We’re trying to fill those as quickly as possible.
Morrison says even though the recruitment process began as early as January, the Lafayette Parish School Board's ongoing deficit issue is discouraging teachers from accepting or keeping positions.
"This summer was very unusual with the budget process," Morrison said. "So with the unknowns, those potential candidates that we had recruited may have decided not to take a position with us, because they weren’t sure if they would be released soon after.”
Still, Morrison says it's unlikely the board will cut more positions. Superintendent Pat Cooper is set to present a new budget at tonight's budget meeting that would restore some teacher positions.
In neighboring Vermilion Parish, Superintendent Jerome Puyau says even though his district generally recruits teachers until the first day of school, it hasn't had a problem filling positions.
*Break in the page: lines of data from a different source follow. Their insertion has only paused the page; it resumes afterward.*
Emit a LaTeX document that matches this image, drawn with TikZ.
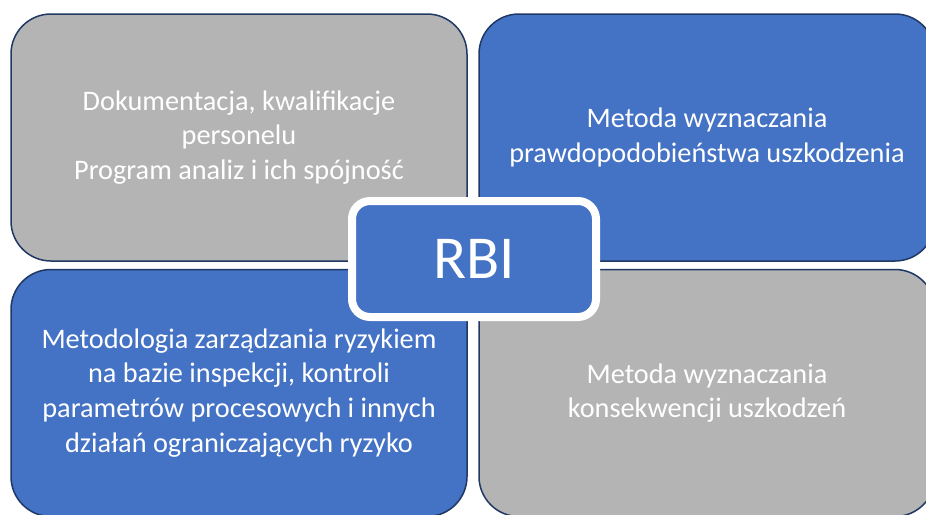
\documentclass[tikz,border=0pt]{standalone}
\usepackage{fontspec}
\setmainfont{Carlito}
\definecolor{boxgray}{HTML}{B4B4B4}
\definecolor{boxblue}{HTML}{4472C4}
\definecolor{navy}{HTML}{1F3864}
\tikzset{
  quad/.style={draw=navy, line width=1.5pt, rounded corners=40pt,
    minimum width=456pt, minimum height=247pt, align=center, text=white,
    font=\fontsize{28.3}{34.8}\selectfont, inner sep=0pt},
  grayq/.style={quad, fill=boxgray},
  blueq/.style={quad, fill=boxblue},
  centerbox/.style={draw=white, line width=8pt, fill=boxblue, rounded corners=18pt,
    minimum width=244pt, minimum height=116pt, text=white,
    font=\fontsize{61}{64}\selectfont, inner sep=0pt}
}
\begin{document}
\begin{tikzpicture}[x=1pt,y=-1pt]
\useasboundingbox (0,0) rectangle (926,514);
\clip (0,0) rectangle (926,514);
\fill[white] (0,0) rectangle (926,514);
\node[grayq] (tl) at (239,137.5) {Dokumentacja, kwalifikacje\\personelu\\Program analiz i ich spójność};
\node[blueq] (tr) at (707,137.5) {Metoda wyznaczania\\prawdopodobieństwa uszkodzenia};
\node[blueq] (bl) at (239,393) {Metodologia zarządzania ryzykiem\\na bazie inspekcji, kontroli\\parametrów procesowych i innych\\działań ograniczających ryzyko};
\node[grayq] (br) at (707,393) {Metoda wyznaczania\\konsekwencji uszkodzeń};
\node[centerbox] (rbi) at (474,259) {RBI};
\end{tikzpicture}
\end{document}
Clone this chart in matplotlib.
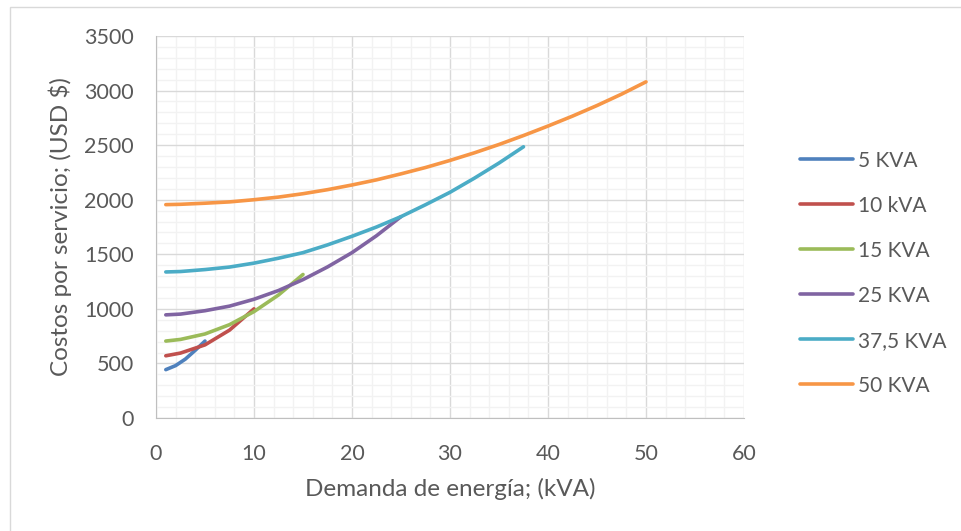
import matplotlib.pyplot as plt
from matplotlib.ticker import MultipleLocator
from matplotlib.patches import Rectangle

plt.rcParams['font.family'] = ['Lato', 'DejaVu Sans']

# demanda (kVA) y costo (USD) por transformador
x_5 = [1, 2, 3, 4, 5]
y_5 = [443, 480, 540, 620, 705]

x_10 = [1, 2.5, 5, 7.5, 10]
y_10 = [570, 595, 670, 805, 1000]

x_15 = [1, 2.5, 5, 7.5, 10, 12.5, 15]
y_15 = [705, 720, 770, 855, 975, 1127, 1315]

x_25 = [1, 2.5, 5, 7.5, 10, 12.5, 15, 17.5, 20, 22.5, 25]
y_25 = [945, 952, 983, 1025, 1088, 1168, 1268, 1384, 1515, 1670, 1845]

x_375 = [1, 2.5, 5, 7.5, 10, 12.5, 15, 17.5, 20, 22.5, 25, 27.5, 30, 32.5, 35, 37.5]
y_375 = [1338, 1342, 1360, 1383, 1419, 1464, 1515, 1586, 1665, 1750, 1845, 1954, 2068, 2198, 2336, 2485]

x_50 = [1, 2.5, 5, 7.5, 10, 12.5, 15, 17.5, 20, 22.5, 25, 27.5, 30, 32.5, 35, 37.5, 40, 42.5, 45, 47.5, 50]
y_50 = [1955, 1958, 1968, 1980, 2000, 2024, 2055, 2092, 2135, 2182, 2237, 2295, 2360, 2430, 2506, 2588, 2675, 2766, 2863, 2967, 3080]

series = [
    (x_5, y_5, '5 KVA', '#4F81BD'),
    (x_10, y_10, '10 kVA', '#C0504D'),
    (x_15, y_15, '15 KVA', '#9BBB59'),
    (x_25, y_25, '25 KVA', '#8064A2'),
    (x_375, y_375, '37,5 KVA', '#4BACC6'),
    (x_50, y_50, '50 KVA', '#F79646'),
]

fig = plt.figure(figsize=(9.61, 5.31), dpi=100)
ax = fig.add_axes([156 / 961, 113 / 531, 588 / 961, 382 / 531])

for xs, ys, name, c in series:
    ax.plot(xs, ys, color=c, lw=2.6, label=name, solid_capstyle='round')

ax.set_xlim(0, 60)
ax.set_ylim(0, 3500)
ax.xaxis.set_major_locator(MultipleLocator(10))
ax.xaxis.set_minor_locator(MultipleLocator(2))
ax.yaxis.set_major_locator(MultipleLocator(500))
ax.yaxis.set_minor_locator(MultipleLocator(100))
ax.grid(which='major', color='#D9D9D9', lw=1.0)
ax.grid(which='minor', color='#F2F2F2', lw=1.0)
ax.set_axisbelow(True)
ax.tick_params(which='both', length=0, labelsize=15.5, colors='#595959')
ax.tick_params(axis='x', pad=19)
ax.tick_params(axis='y', pad=16)
for s in ['top', 'right']:
    ax.spines[s].set_visible(False)
for s in ['left', 'bottom']:
    ax.spines[s].set_color('#BFBFBF')

ax.set_xlabel('Demanda de energía; (kVA)', fontsize=17.5, color='#595959', labelpad=10)
ax.set_ylabel('Costos por servicio; (USD $)', fontsize=17.5, color='#595959', labelpad=9)

fig.legend(loc='upper left', bbox_to_anchor=(781 / 961, 1 - 132 / 531), frameon=False,
           fontsize=15, labelspacing=1.2, handlelength=2.55, handletextpad=0.25,
           labelcolor='#595959')

# marco del grafico
fig.patches.append(Rectangle((10 / 961, -0.1), 1.2, (524 / 531) + 0.1, transform=fig.transFigure,
                             fill=False, edgecolor='#D9D9D9', lw=1.0))

fig.savefig('out.png', dpi=100)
“We actually have seen an increase in teachers leaving other districts and coming to us," Puyau said. "So we’ve been very excited about the level and quality of teachers that are coming into Vermilion Parish.”
The Vermilion Parish School Board is still working on its 2014-2015 budget, which is set for finalization at an Aug. 18 committee meeting.
“We still came out positive (at the end of the 2013-2014 fiscal year), and we forecast another great year," Puyau said.